Small Things Like These by Claire Keegan

This is a Christmas time novella, where by a simple story is told in a straight forward way, but a lot simmers underneath the surface. The book opens in New Ross, on the coast of Ireland. The town rises up in all its picturesque antiquity and idyllic holiday celebrations, but with a web of economic and social tensions thrumming beneath the surface. It’s 1985, and New Ross is enduring a grinding decline. Businesses shuttered, the dole lines are long, and the houses cold. Those who can leave have already skipped abroad looking for work, life.

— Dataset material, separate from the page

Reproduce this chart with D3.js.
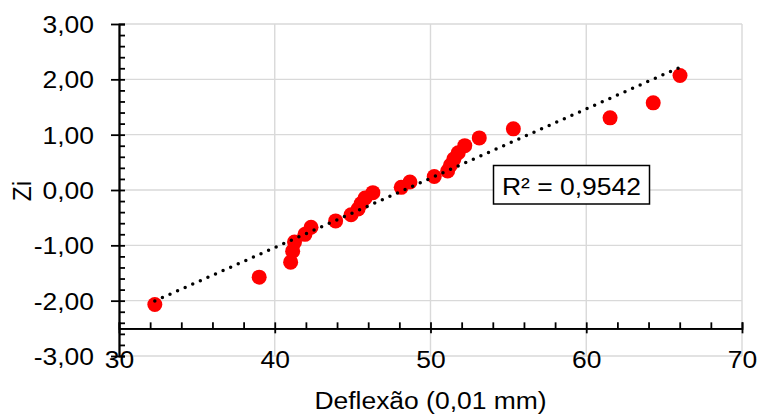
<!DOCTYPE html>
<html>
<head>
<meta charset="utf-8">
<script src="https://cdn.jsdelivr.net/npm/d3@7"></script>
<style>
  html, body { margin: 0; padding: 0; background: #fff; }
  svg { display: block; font-family: "Liberation Sans", Arial, sans-serif; }
</style>
</head>
<body>
<svg id="chart" width="758" height="414"></svg>
<script>
// Deflection readings (0,01 mm) and their normal scores Zi
const deflexao = [32.3, 39.0, 41.02, 41.15, 41.27, 41.94, 42.33, 43.91, 44.9, 45.35, 45.55, 45.8, 46.3,
                  48.12, 48.68, 50.24, 51.1, 51.28, 51.5, 51.78, 52.2, 53.13, 55.32, 61.53, 64.3, 66.02];
const zi = [-2.07, -1.575, -1.304, -1.105, -0.942, -0.801, -0.674, -0.558, -0.448, -0.344, -0.243, -0.145, -0.048,
            0.048, 0.145, 0.243, 0.344, 0.448, 0.558, 0.674, 0.801, 0.942, 1.105, 1.304, 1.575, 2.07];
const xTicks = [30, 40, 50, 60, 70];
const yTicks = [-3, -2, -1, 0, 1, 2, 3];
const r2Label = "R² = 0,9542";
const xTitle = "Deflexão (0,01 mm)";
const yTitle = "Zi";

const SX = 1.08;          // horizontal text stretch
const FONT = 24.5;

const svg = d3.select("#chart");
const x = d3.scaleLinear().domain([30, 70]).range([119, 742]);
const y = d3.scaleLinear().domain([-3, 3]).range([356, 24]);
const axisY = -2.5;       // horizontal axis crosses here

const loc = d3.formatLocale({decimal: ",", thousands: ".", grouping: [3], currency: ["", ""], minus: "-"});
const fmtY = loc.format(".2f");

// Gridlines
const grid = svg.append("g").attr("stroke", "#d9d9d9").attr("stroke-width", 1.4);
grid.selectAll("line.h").data(yTicks).join("line")
  .attr("x1", x(30)).attr("x2", x(70))
  .attr("y1", d => y(d)).attr("y2", d => y(d));
grid.selectAll("line.v").data(xTicks.slice(1)).join("line")
  .attr("y1", y(3)).attr("y2", y(-3))
  .attr("x1", d => x(d)).attr("x2", d => x(d));

// Trendline (least squares)
const mx = d3.mean(deflexao), my = d3.mean(zi);
const sxy = d3.sum(deflexao, (d, i) => (d - mx) * (zi[i] - my));
const sxx = d3.sum(deflexao, d => (d - mx) ** 2);
const slope = sxy / sxx, icpt = my - slope * mx;
const [x0, x1] = d3.extent(deflexao);

// Points
svg.append("g").selectAll("circle").data(deflexao).join("circle")
  .attr("cx", d => x(d)).attr("cy", (d, i) => y(zi[i]))
  .attr("r", 7.5).attr("fill", "#ff0000");

svg.append("line")
  .attr("x1", x(x0)).attr("y1", y(slope * x0 + icpt))
  .attr("x2", x(x1)).attr("y2", y(slope * x1 + icpt))
  .attr("stroke", "#000").attr("stroke-width", 3.5)
  .attr("stroke-linecap", "round").attr("stroke-dasharray", "0 8.3");

// Y axis: labels with left half of major ticks, minor ticks to the right
const yAxL = svg.append("g").attr("transform", `translate(${x(30)},0)`)
  .call(d3.axisLeft(y).tickValues(yTicks).tickSizeInner(8).tickSizeOuter(0).tickFormat(fmtY));
svg.append("g").attr("transform", `translate(${x(30)},0)`)
  .call(d3.axisRight(y).tickValues(d3.range(-15, 16).map(v => v / 5)).tickSize(6).tickFormat(""));

// X axis: minor ticks above, major ticks below
svg.append("g").attr("transform", `translate(0,${y(axisY)})`)
  .call(d3.axisTop(x).tickValues(d3.range(15, 36).map(v => v * 2)).tickSize(6).tickFormat(""));
const xAx = svg.append("g").attr("transform", `translate(0,${y(axisY)})`)
  .call(d3.axisBottom(x).tickValues(xTicks).tickSizeInner(5).tickSizeOuter(0).tickFormat(d3.format("d")));

svg.selectAll(".domain, .tick line").attr("stroke", "#000").attr("stroke-width", 1.8);

yAxL.selectAll("text")
  .attr("x", -25 / SX).attr("dy", "0.35em")
  .attr("transform", `scale(${SX},1)`)
  .attr("font-size", FONT).attr("fill", "#000").attr("font-family", null);
xAx.selectAll("text")
  .attr("y", 368.5 - y(axisY)).attr("dy", 0)
  .attr("transform", `scale(${SX},1)`)
  .attr("font-size", FONT).attr("fill", "#000").attr("font-family", null);

// Stretched text helper
function label(x0, y0, str, anchor, rot) {
  const g = svg.append("g").attr("transform", `translate(${x0},${y0})` + (rot ? ` rotate(${rot})` : "") + (rot ? ` scale(1,${SX})` : ` scale(${SX},1)`));
  g.append("text").attr("text-anchor", anchor).attr("font-size", FONT).attr("fill", "#000").text(str);
  return g;
}

label(430.5, 409, xTitle, "middle");
label(31, 191, yTitle, "middle", -90);

// R² box
svg.append("rect").attr("x", 493.5).attr("y", 165.5).attr("width", 156).attr("height", 38.5)
  .attr("fill", "#fff").attr("stroke", "#000").attr("stroke-width", 1.5);
label(502, 194.5, r2Label, "start");
</script>
</body>
</html>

The novel's everyman hero is Bill Furlong, whose past and present she sketches with such crisp efficiency that the brush marks of her artistry are almost invisible. Furlong knows he’s fortunate. Though born here into poverty and orphaned early, he became the ward of a wealthy widow who set him up with a little money. Here there is a reference to the Magdalene laundries, which were run for more than 200 years by religious orders, subjected thousands of young women to forced labor, physical abuse, baby kidnapping and even early death. Billy is now married with five daughters, and he sells coal and timber around town. But he is not altogether happy and there are several things alluded to that this uneasiness might stem from, and goes on to show us why. From the elements of a simple existence in an inconsequential town, the author has carved out a profoundly moving and universal story. There’s nothing preachy here, just the strange joy and anxiety of firmly resisting cruelty.